The annual event will feature Civil War Re-enactors, a blacksmith, candlemakers, basket weaving, live alligator, wood crafters, storytelling and much more.
“You sometimes don’t know where you are going until you get there. The Legends & Lore Festival started out as a Saturday night program in the fall of the year and now we are celebrating the 10th Annual Legends & Lore Festival,” said Park Service Specialist Scott Sweeney.
“The event now takes place the third Friday and Saturday in April and has grown into one of the most significant cultural and historical events in the Florida panhandle,” he said.
All proceeds and donation will be used by the Friends of Falling Waters support the many programs in the park and community outreach programs.

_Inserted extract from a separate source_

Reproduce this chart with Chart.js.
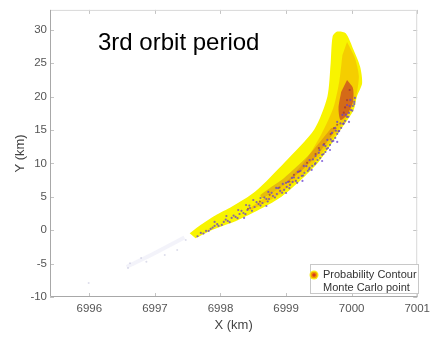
<!DOCTYPE html>
<html><head><meta charset="utf-8">
<script src="https://cdn.jsdelivr.net/npm/chart.js@4"></script>
<style>html,body{margin:0;padding:0;background:#fff;}#wrap{width:435px;height:337px;}</style>
</head><body><div id="wrap"><canvas id="c" width="435" height="337"></canvas></div>
<script>
// ---- data ----
const titleText = "3rd orbit period";
const xTitle = "X (km)";
const yTitle = "Y (km)";
const xTicks = [6996, 6997, 6998, 6999, 7000, 7001];
const yTicks = [-10, -5, 0, 5, 10, 15, 20, 25, 30];
const legendLabels = ["Probability Contour", "Monte Carlo point"];

// outer probability contour (yellow)
const yellowX = [6997.53, 6997.67, 6997.92, 6998.17, 6998.53, 6998.98, 6999.43, 6999.63, 6999.68, 6999.71, 6999.78, 6999.91, 7000.03, 7000.13, 7000.16, 7000.08, 7000.03, 6999.83, 6999.48, 6998.93, 6998.27, 6997.87, 6997.62];
const yellowY = [-0.46, 0.6, 2.2, 3.5, 5.8, 10.2, 15.1, 20.0, 25.0, 29.0, 29.75, 29.5, 27.0, 24.5, 22.0, 20.0, 18.0, 15.0, 10.03, 5.03, 1.54, 0.04, -1.21];
// middle contour (orange)
const orangeX = [6999.93, 7000.05, 7000.11, 7000.07, 6999.99, 6999.80, 6999.45, 6998.91, 6998.43, 6998.49, 6998.94, 6999.30, 6999.54, 6999.72, 6999.81, 6999.86];
const orangeY = [28.2, 25.8, 23.1, 20.1, 18.0, 15.0, 10.37, 5.43, 2.88, 3.63, 6.63, 10.52, 14.42, 18.31, 22.21, 26.25];
// inner contour streak (red)
const redStreakX = [6999.78, 6999.45, 6999.03, 6998.65, 6998.61, 6998.97, 6999.36, 6999.69];
const redStreakY = [15.32, 10.97, 7.23, 4.83, 5.28, 7.83, 11.42, 15.32];
const redCoreX = [6999.93, 7000.02, 7000.02, 6999.93, 6999.83, 6999.80, 6999.84];
const redCoreY = [22.51, 21.31, 19.21, 17.27, 16.52, 18.31, 20.71];
// dark speckles inside the contour
const speckX = [6998.60, 6998.75, 6998.90, 6999.05, 6999.20, 6999.32, 6999.45, 6999.58, 6999.68, 6999.78, 6999.88, 6999.93, 6999.97, 6998.42, 6999.12, 6999.50, 6999.73, 6999.90];
const speckY = [4.3, 5.3, 6.4, 7.3, 8.8, 10.1, 11.4, 12.9, 14.4, 15.8, 17.6, 19.5, 21.0, 3.2, 8.3, 12.3, 15.3, 18.4];
// faint tail
const smearX = [6997.45, 6997.0, 6996.57];
const smearY = [-1.1, -3.4, -5.5];
const tailX = [6997.47, 6997.34, 6997.15, 6996.87, 6996.79, 6996.62, 6996.59, 6995.99];
const tailY = [-1.46, -2.96, -3.71, -4.71, -4.16, -4.95, -5.66, -7.9];
// Monte Carlo points
const mcX = [6997.70, 6997.78, 6997.85, 6997.91, 6997.97, 6998.05, 6998.11, 6998.17, 6998.23, 6998.29, 6998.35, 6998.41, 6998.45, 6998.52, 6998.58, 6998.64, 6998.70, 6998.74, 6998.80, 6998.86, 6998.91, 6998.97, 6999.01, 6999.06, 6999.10, 6999.15, 6999.19, 6999.24, 6999.28, 6999.33, 6999.36, 6999.40, 6999.45, 6999.48, 6999.52, 6999.57, 6999.60, 6999.64, 6999.67, 6999.72, 6999.75, 6999.78, 6999.81, 6999.84, 6999.87, 6999.90, 6999.93, 6999.96, 6999.99, 7000.02, 7000.04, 7000.05,
  6998.27, 6998.50, 6998.73, 6998.95, 6999.18, 6999.36, 6999.51, 6999.63, 6999.75, 6999.86, 6999.93, 6998.09, 6998.61, 6999.09, 6999.45, 6999.70, 6998.39, 6998.85, 6999.27, 6999.57, 6999.78, 6999.98, 6997.91, 6999.03, 6999.39,
  6999.00, 6999.25, 6999.55, 6999.78, 6999.96, 6998.36, 6998.70, 6999.67,
  6997.65, 6997.74, 6997.82, 6997.88, 6997.95, 6998.02, 6998.08, 6998.14, 6998.20, 6998.26, 6998.32, 6998.38, 6998.44, 6998.48, 6998.55, 6998.61, 6998.67, 6998.72, 6998.78, 6998.83, 6998.88, 6998.94, 6999.00, 6999.05, 6999.12, 6999.17, 6999.22, 6999.26, 6999.31, 6999.35, 6999.41, 6999.44, 6999.50, 6999.55, 6999.60, 6999.62, 6999.68, 6999.70, 6999.76, 6999.80, 6999.83, 6999.88, 6999.91, 6999.95, 6999.97, 7000.01, 7000.04];
const mcY = [-0.41, -0.11, 0.19, 0.64, 0.64, 1.24, 1.39, 1.84, 1.99, 2.43, 2.58, 3.03, 3.33, 3.48, 3.93, 4.08, 4.68, 4.68, 5.13, 5.43, 5.88, 6.03, 6.48, 6.78, 7.23, 7.38, 7.83, 8.13, 8.58, 8.88, 9.33, 9.63, 10.07, 10.52, 10.82, 11.42, 11.72, 12.32, 12.77, 13.37, 13.82, 14.42, 14.87, 15.32, 15.92, 16.37, 16.97, 17.57, 18.01, 18.61, 19.21, 19.81,
  3.03, 4.53, 5.73, 6.93, 8.73, 10.52, 12.02, 13.52, 15.32, 17.27, 18.76, 2.13, 4.83, 7.83, 11.12, 14.57, 3.78, 6.33, 9.63, 12.77, 16.22, 19.51, 1.24, 7.23, 9.03,
  5.58, 7.38, 10.37, 13.22, 16.22, 1.84, 3.63, 12.02,
  -0.9, -0.5, -0.1, 0.4, 0.9, 0.8, 1.6, 1.2, 2.2, 1.8, 2.9, 2.4, 3.7, 2.9, 4.2, 3.7, 4.9, 4.3, 5.6, 4.9, 6.3, 5.6, 7.1, 6.3, 7.9, 7.1, 8.9, 8.2, 9.6, 9.1, 10.6, 9.9, 11.6, 11.3, 12.6, 12.2, 13.6, 13.3, 14.9, 14.8, 16.0, 16.0, 17.3, 17.0, 18.6, 17.9, 18.9];

// ---- chart ----
const pts = (xs, ys) => xs.map((x, i) => ({x: x, y: ys[i]}));
const FONT = '"Liberation Sans", Arial, Helvetica, sans-serif';
Chart.defaults.font.family = FONT;

function shape(data, color, order) {
  return {data: data, indexAxis: 'y', showLine: true, fill: 'shape', backgroundColor: color,
    borderColor: 'rgba(0,0,0,0)', borderWidth: 0, pointRadius: 0, tension: 0.25, order: order};
}
function dots(data, color, r, order) {
  return {data: data, showLine: false, pointRadius: r, pointBorderWidth: 0, pointBackgroundColor: color, backgroundColor: color, order: order};
}

const frame = {
  id: 'frame',
  afterDatasetsDraw(chart) {
    const {ctx, chartArea: a, scales: {x, y}} = chart;
    ctx.save();
    ctx.lineWidth = 1;
    ctx.strokeStyle = '#c4c4c4';
    ctx.beginPath();
    x.ticks.forEach(t => {
      const p = Math.round(x.getPixelForValue(t.value)) + 0.5;
      ctx.moveTo(p, a.bottom); ctx.lineTo(p, a.bottom - 4);
      ctx.moveTo(p, a.top); ctx.lineTo(p, a.top + 4);
    });
    y.ticks.forEach(t => {
      const p = Math.round(y.getPixelForValue(t.value)) + 0.5;
      ctx.moveTo(a.left, p); ctx.lineTo(a.left + 4, p);
      ctx.moveTo(a.right, p); ctx.lineTo(a.right - 4, p);
    });
    ctx.stroke();
    ctx.strokeStyle = '#d8d8d8';
    ctx.beginPath();
    ctx.moveTo(a.left, a.top + 0.5); ctx.lineTo(a.right - 0.5, a.top + 0.5); ctx.lineTo(a.right - 0.5, a.bottom);
    ctx.stroke();
    ctx.strokeStyle = '#a8a8a8';
    ctx.beginPath();
    ctx.moveTo(a.left + 0.5, a.top); ctx.lineTo(a.left + 0.5, a.bottom - 0.5); ctx.lineTo(a.right, a.bottom - 0.5);
    ctx.stroke();
    // title inside the axes
    ctx.fillStyle = '#000';
    ctx.font = '24px ' + FONT;
    ctx.textBaseline = 'alphabetic';
    ctx.textAlign = 'left';
    ctx.fillText(titleText, 98, 50);
    // legend box
    ctx.fillStyle = '#fff';
    ctx.fillRect(310, 264, 108, 29);
    ctx.strokeStyle = '#c8c8c8';
    ctx.strokeRect(310.5, 264.5, 108, 29);
    ctx.beginPath(); ctx.fillStyle = 'rgba(248,236,0,0.9)'; ctx.arc(314, 275, 4.5, 0, Math.PI * 2); ctx.fill();
    ctx.beginPath(); ctx.fillStyle = '#f0a000'; ctx.arc(314, 275, 3.3, 0, Math.PI * 2); ctx.fill();
    ctx.beginPath(); ctx.fillStyle = '#d83a20'; ctx.arc(314, 275, 1.8, 0, Math.PI * 2); ctx.fill();
    ctx.fillStyle = '#333';
    ctx.font = '11px ' + FONT;
    ctx.textBaseline = 'middle';
    ctx.fillText(legendLabels[0], 323, 275);
    ctx.fillText(legendLabels[1], 323, 288);
    ctx.restore();
  }
};

new Chart(document.getElementById('c'), {
  type: 'line',
  data: {
    datasets: [
      {data: pts(smearX, smearY), showLine: true, borderColor: 'rgba(215,215,240,0.3)', borderWidth: 4, pointRadius: 0, tension: 0.3, order: 10, fill: false},
      dots(pts(tailX, tailY), 'rgba(180,180,210,0.45)', 1, 9),
      shape(pts(yellowX, yellowY), '#f8f400', 7),
      shape(pts(orangeX, orangeY), 'rgba(240,150,0,0.4)', 6),
      shape(pts(redStreakX, redStreakY), 'rgba(190,60,40,0.3)', 5),
      shape(pts(redCoreX, redCoreY), 'rgba(190,40,40,0.6)', 4),
      dots(pts(speckX, speckY), 'rgba(150,40,60,0.65)', 1.1, 3),
      dots(pts(mcX, mcY), 'rgba(100,60,210,0.75)', 1.1, 1)
    ]
  },
  options: {
    responsive: false,
    devicePixelRatio: 1,
    animation: false,
    events: [],
    layout: {padding: {left: 0, right: 14, top: 9, bottom: 0}},
    plugins: {legend: {display: false}, tooltip: {enabled: false}, title: {display: false}},
    scales: {
      x: {
        type: 'linear', min: 6995.4, max: 7001,
        afterBuildTicks: s => { s.ticks = xTicks.map(v => ({value: v})); },
        afterFit: s => { s.height = 40; },
        grid: {display: false, drawTicks: false},
        border: {display: false},
        ticks: {padding: 5, color: '#555', font: {size: 11.5}, callback: v => String(v), maxRotation: 0, autoSkip: false},
        title: {display: true, text: xTitle, color: '#444', font: {size: 13}, padding: {top: 0, bottom: 4}}
      },
      y: {
        type: 'linear', min: -10, max: 33,
        afterBuildTicks: s => { s.ticks = yTicks.map(v => ({value: v})); },
        afterFit: s => { s.width = 50; },
        grid: {display: false, drawTicks: false},
        border: {display: false},
        ticks: {padding: 3, color: '#555', font: {size: 11.5}, callback: v => String(v), autoSkip: false},
        title: {display: true, text: yTitle, color: '#444', font: {size: 13}, padding: {top: 13, bottom: 0}}
      }
    }
  },
  plugins: [frame]
});
</script></body></html>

“We now live in a world of instant gratification, but not so many years ago you would have bartered for the necessities of life like food, shelter and a good bar of soap,” Sweeney said.
“This spring festival at Falling Waters State Park recreates that time were neighbors helped neighbors and instead of running to the store for every little thing, we knew how to make things with our own two hands and fix stuff that broke,” Sweeney said. “In today’s world most everything has that little ‘Made in China’ sticker and is quick to hit the bottom of the trash can at the first sign of failing. One of the unique things about this event is that all of the crafts, artwork and unusual items are made locally and that little sticker earlier mentioned is not allowed in the park.”

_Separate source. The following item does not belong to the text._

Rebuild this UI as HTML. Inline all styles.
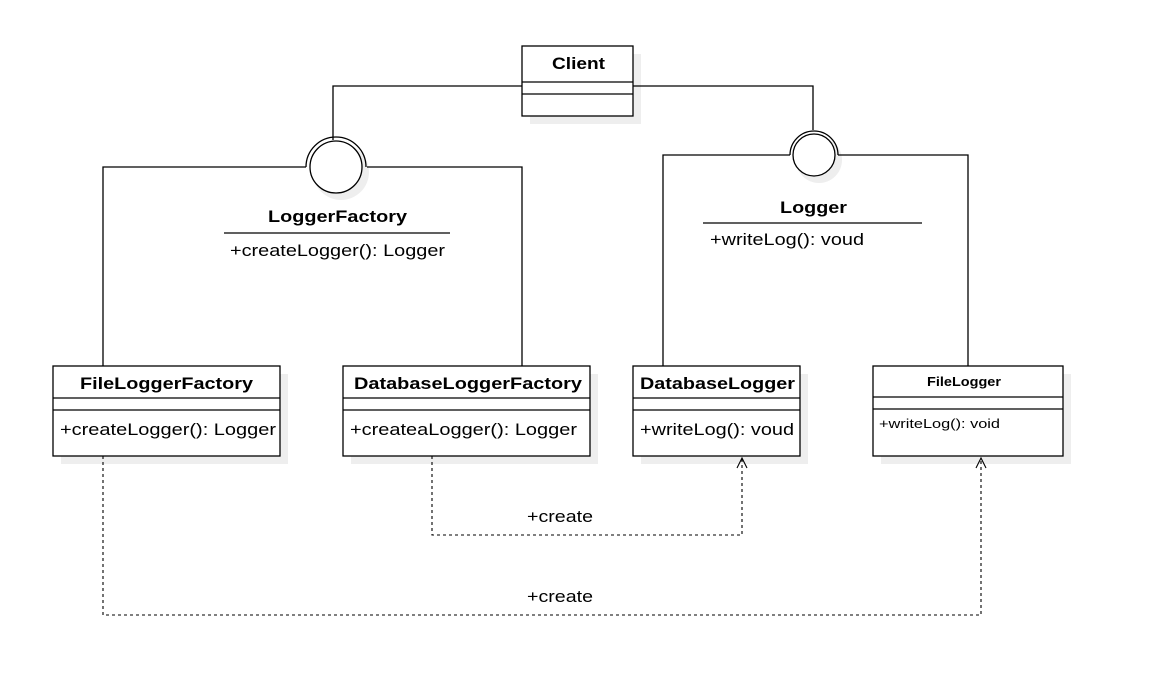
<!DOCTYPE html>
<html><head><style>body{margin:0;background:#fff}svg{display:block}</style></head><body>
<svg width="1158" height="683" xmlns="http://www.w3.org/2000/svg" font-family="Liberation Sans, sans-serif">
<g fill="#eee">
<rect x="530" y="54" width="111" height="70"/>
<rect x="61" y="374" width="227" height="90"/>
<rect x="351" y="374" width="247" height="90"/>
<rect x="641" y="374" width="167" height="90"/>
<rect x="881" y="374" width="190" height="90"/>
<circle cx="341" cy="172" r="28"/>
<circle cx="819" cy="160" r="23"/>
</g>
<g stroke="#000" stroke-width="1.3" fill="none">
<path d="M522 86H333V140"/>
<path d="M633 86H813V130"/>
<path d="M103 366V167H306M367 167H522V366"/>
<path d="M663 366V155H790M838 155H968V366"/>
<circle cx="336" cy="167" r="26" fill="#fff"/>
<path d="M306 167A30 30 0 0 1 366 167"/>
<circle cx="814" cy="155" r="21" fill="#fff"/>
<path d="M790 155A24 24 0 0 1 838 155"/>
<line x1="224" y1="233" x2="450" y2="233"/>
<line x1="703" y1="223" x2="922" y2="223"/>
<rect x="522" y="46" width="111" height="70" fill="#fff"/>
<path d="M522 82H633M522 94H633"/>
<rect x="53" y="366" width="227" height="90" fill="#fff"/>
<path d="M53 398H280M53 410H280"/>
<rect x="343" y="366" width="247" height="90" fill="#fff"/>
<path d="M343 398H590M343 410H590"/>
<rect x="633" y="366" width="167" height="90" fill="#fff"/>
<path d="M633 398H800M633 410H800"/>
<rect x="873" y="366" width="190" height="90" fill="#fff"/>
<path d="M873 397H1063M873 409H1063"/>
<path d="M432 456V535H742V458M103 456V615H981V458" stroke-dasharray="3,3" stroke-width="1.1"/>
<path d="M737 468L742 458L747 468M976 468L981 458L986 468" stroke-width="1.1"/>
</g>
<g font-size="17" fill="#000" lengthAdjust="spacingAndGlyphs">
<text x="552" y="69" textLength="53" lengthAdjust="spacingAndGlyphs" font-weight="bold">Client</text>
<text x="268" y="222" textLength="139" lengthAdjust="spacingAndGlyphs" font-weight="bold">LoggerFactory</text>
<text x="230" y="256" textLength="215" lengthAdjust="spacingAndGlyphs">+createLogger(): Logger</text>
<text x="780" y="213" textLength="67" lengthAdjust="spacingAndGlyphs" font-weight="bold">Logger</text>
<text x="710" y="245" textLength="154" lengthAdjust="spacingAndGlyphs">+writeLog(): voud</text>
<text x="80" y="389" textLength="173" lengthAdjust="spacingAndGlyphs" font-weight="bold">FileLoggerFactory</text>
<text x="60" y="435" textLength="216" lengthAdjust="spacingAndGlyphs">+createLogger(): Logger</text>
<text x="354" y="389" textLength="228" lengthAdjust="spacingAndGlyphs" font-weight="bold">DatabaseLoggerFactory</text>
<text x="350" y="435" textLength="227" lengthAdjust="spacingAndGlyphs">+createaLogger(): Logger</text>
<text x="640" y="389" textLength="155" lengthAdjust="spacingAndGlyphs" font-weight="bold">DatabaseLogger</text>
<text x="640" y="435" textLength="154" lengthAdjust="spacingAndGlyphs">+writeLog(): voud</text>
<text x="927" y="386" textLength="74" lengthAdjust="spacingAndGlyphs" font-weight="bold" font-size="13">FileLogger</text>
<text x="879" y="428" textLength="121" lengthAdjust="spacingAndGlyphs" font-size="13">+writeLog(): void</text>
<text x="527" y="522" textLength="66" lengthAdjust="spacingAndGlyphs">+create</text>
<text x="527" y="602" textLength="66" lengthAdjust="spacingAndGlyphs">+create</text>
</g>
</svg>
</body></html>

This event also gives children the opportunity to experience many of the crafts and skills their grandparents relied on for day-to-day living, Sweeney said.
“The main focus for Friday is set aside for the fourth graders from Holmes, Jackson, Bay and Washington County to educate our area youngsters about these various crafts and skills to take them back in time to experience life from over 100 years ago, but the general public is always welcome. On Saturday, the energy level gets bumped up a notch with live music throughout the day, Civil War re-enactors, living history demonstrations, animal exhibits, local artists and crafters, great food and more,” Sweeney said.
Falling Waters State Park is a place filled with natural wonders and a rich cultural history. The park was established in 1962 to preserve what is considered one of Florida's most unique geological features but the park is so much more.
During the ensuing five decades, Falling Waters State Park added many amenities and to this day continues to improve.
The park’s improvements can be attributed to the dedicated staff that continue to strive to make this state park one of the best, said Sweeney. However, in recent years the local community has become more involved with assisting in preserving and protecting one of the Florida's panhandle hidden treasure.
This year’s event is in memory of Raymond Smoker.
Smoker was a big part of the success of the Legends & Lore Festival.
“This year’s event is dedicated to his memory for all of his hard work and effort in the countless events he played a part in,” Sweeney said. “His love for the simple things in life has inspired us all. We will miss him seeing you here with us.”
Smoker was one of the festival’s most avid supporters.
“He was lost to us this year while working with horses and helping others. He is a great loss to our event and the community as a whole,” said Sweeney.